Nurse: “Can I help you?”

Me: “Pain… bad…”

Nurse: “On a scale of one to ten?”

Me: “Ten!”

(Because of the pain, I practically shout the number.)

Nurse: “You don’t need to raise your voice! I’ll get you something!”

(She leaves and comes back a minute later with a pill.)

Nurse: “Here’s some Tylenol.”

(All I can do is look at her, since that won’t be anywhere near enough for how my pain is.)

Nurse: “Well?! Take it!”

Me: “Need more…”

Nurse: “Ugh, you’re probably just a drug seeker! I’m not giving you anything else!”

(At this point, I just break down sobbing. She storms out. A few minutes later, my doctor comes in.)

Doctor: “Are you okay?!”

Me: “Pain bad… help…”

Doctor: “Okay, sweetie, I just need to know if you can tell me what number you’re at.”

Me: “Ten…”

Doctor: “All right. Do you want me to wait here while I have someone bring you medication?”

Me: “Please!”

(She does stay with me. After she calls the pharmacy, she holds my hand and talks to me to calm me back down. Once the medication is brought up and put into my IV, she makes sure it starts working.)

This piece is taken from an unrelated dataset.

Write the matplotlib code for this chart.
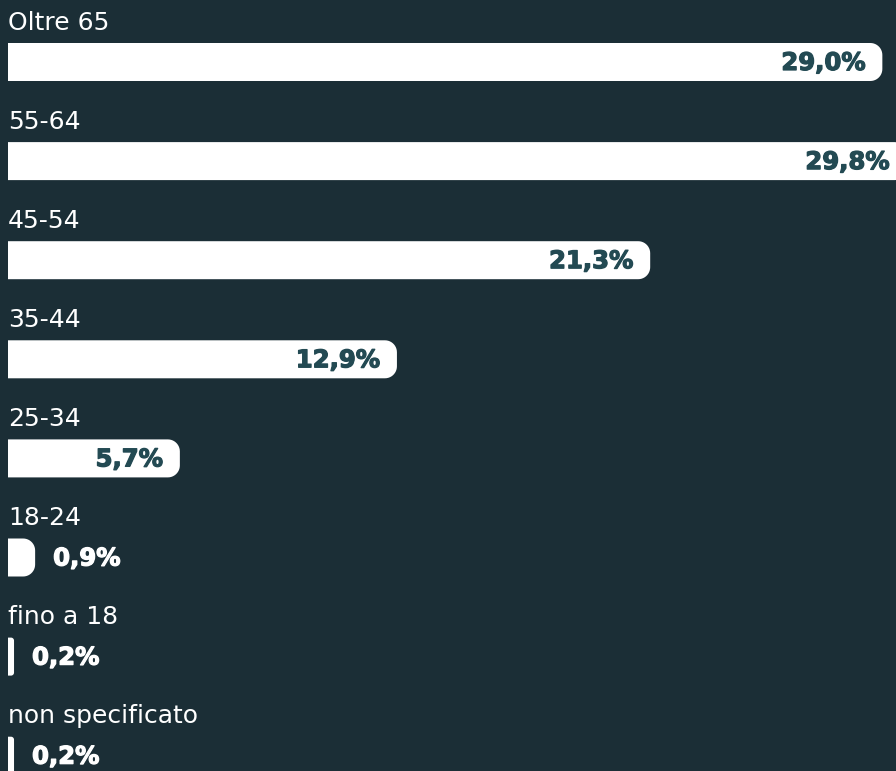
import numpy as np
import matplotlib
matplotlib.use("Agg")
import matplotlib.pyplot as plt
import matplotlib.patheffects as pe
from matplotlib.patches import PathPatch
from matplotlib.path import Path

categories = ["Oltre 65", "55-64", "45-54", "35-44", "25-34", "18-24", "fino a 18", "non specificato"]
values = [29.0, 29.8, 21.3, 12.9, 5.7, 0.9, 0.2, 0.2]
value_labels = ["29,0%", "29,8%", "21,3%", "12,9%", "5,7%", "0,9%", "0,2%", "0,2%"]

BG = "#1b2e36"
BAR = "#ffffff"
VAL_DARK = "#234a53"

W, H = 896, 771
PX_PER_X = 30.15     # pixels per percent
PX_PER_ROW = 99.1    # pixels per row
X0_PX = 8
Y0_PX = 62
BAR_H_PX = 38
R_PX = 12

fig = plt.figure(figsize=(W / 100, H / 100), dpi=100, facecolor=BG)
ax = fig.add_axes([0, 0, 1, 1])
ax.set_facecolor(BG)
ax.set_xlim(-X0_PX / PX_PER_X, (W - X0_PX) / PX_PER_X)
ax.set_ylim((H - Y0_PX) / PX_PER_ROW, -Y0_PX / PX_PER_ROW)
ax.axis("off")

bar_h = BAR_H_PX / PX_PER_ROW


def rounded_bar(v, yc):
    """Bar from 0 to v with rounded right corners (single polygon)."""
    w_px = v * PX_PER_X
    r_px = min(R_PX, w_px / 2)
    rx = r_px / PX_PER_X
    ry = r_px / PX_PER_ROW
    top = yc - bar_h / 2
    bot = yc + bar_h / 2
    pts = [(0, top), (v - rx, top)]
    for a in np.linspace(-np.pi / 2, 0, 12):
        pts.append((v - rx + rx * np.cos(a), top + ry + ry * np.sin(a)))
    for a in np.linspace(0, np.pi / 2, 12):
        pts.append((v - rx + rx * np.cos(a), bot - ry + ry * np.sin(a)))
    pts += [(0, bot), (0, top)]
    return PathPatch(Path(pts, closed=True), facecolor=BAR, edgecolor="none",
                     zorder=2, snap=False)


label_font = dict(family="DejaVu Sans", fontsize=18, color="white")
val_font = dict(family="DejaVu Sans", fontsize=17.5, fontweight="bold")

for i, (cat, v, lab) in enumerate(zip(categories, values, value_labels)):
    ax.add_patch(rounded_bar(v, i))
    w_px = v * PX_PER_X
    ax.annotate(cat, xy=(0, i), xytext=(0, 32.5), textcoords="offset pixels",
                ha="left", va="baseline", annotation_clip=False, **label_font)
    if w_px > 110:
        col, ha, dx = VAL_DARK, "right", -17
    else:
        col, ha, dx = "white", "left", 18
    ax.annotate(lab, xy=(v, i), xytext=(dx, -8), textcoords="offset pixels",
                ha=ha, va="baseline", color=col, zorder=3, annotation_clip=False,
                path_effects=[pe.withStroke(linewidth=0.9, foreground=col)],
                **val_font)

fig.savefig("out.png", dpi=100, facecolor=BG)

Doctor: “Your nurse said you were asking for drugs?”

Me: “No, I pushed my call light and told her I was in pain. She yelled at me saying that’s all I wanted and then left.”

Doctor: “She apparently thought you were faking something to get pain meds for an addiction. There’s no way you could fake a kidney stone on the imaging results. I’ll make sure you don’t have to deal with her anymore.”

(True to her word, I didn’t see that nurse for the rest of my stay.)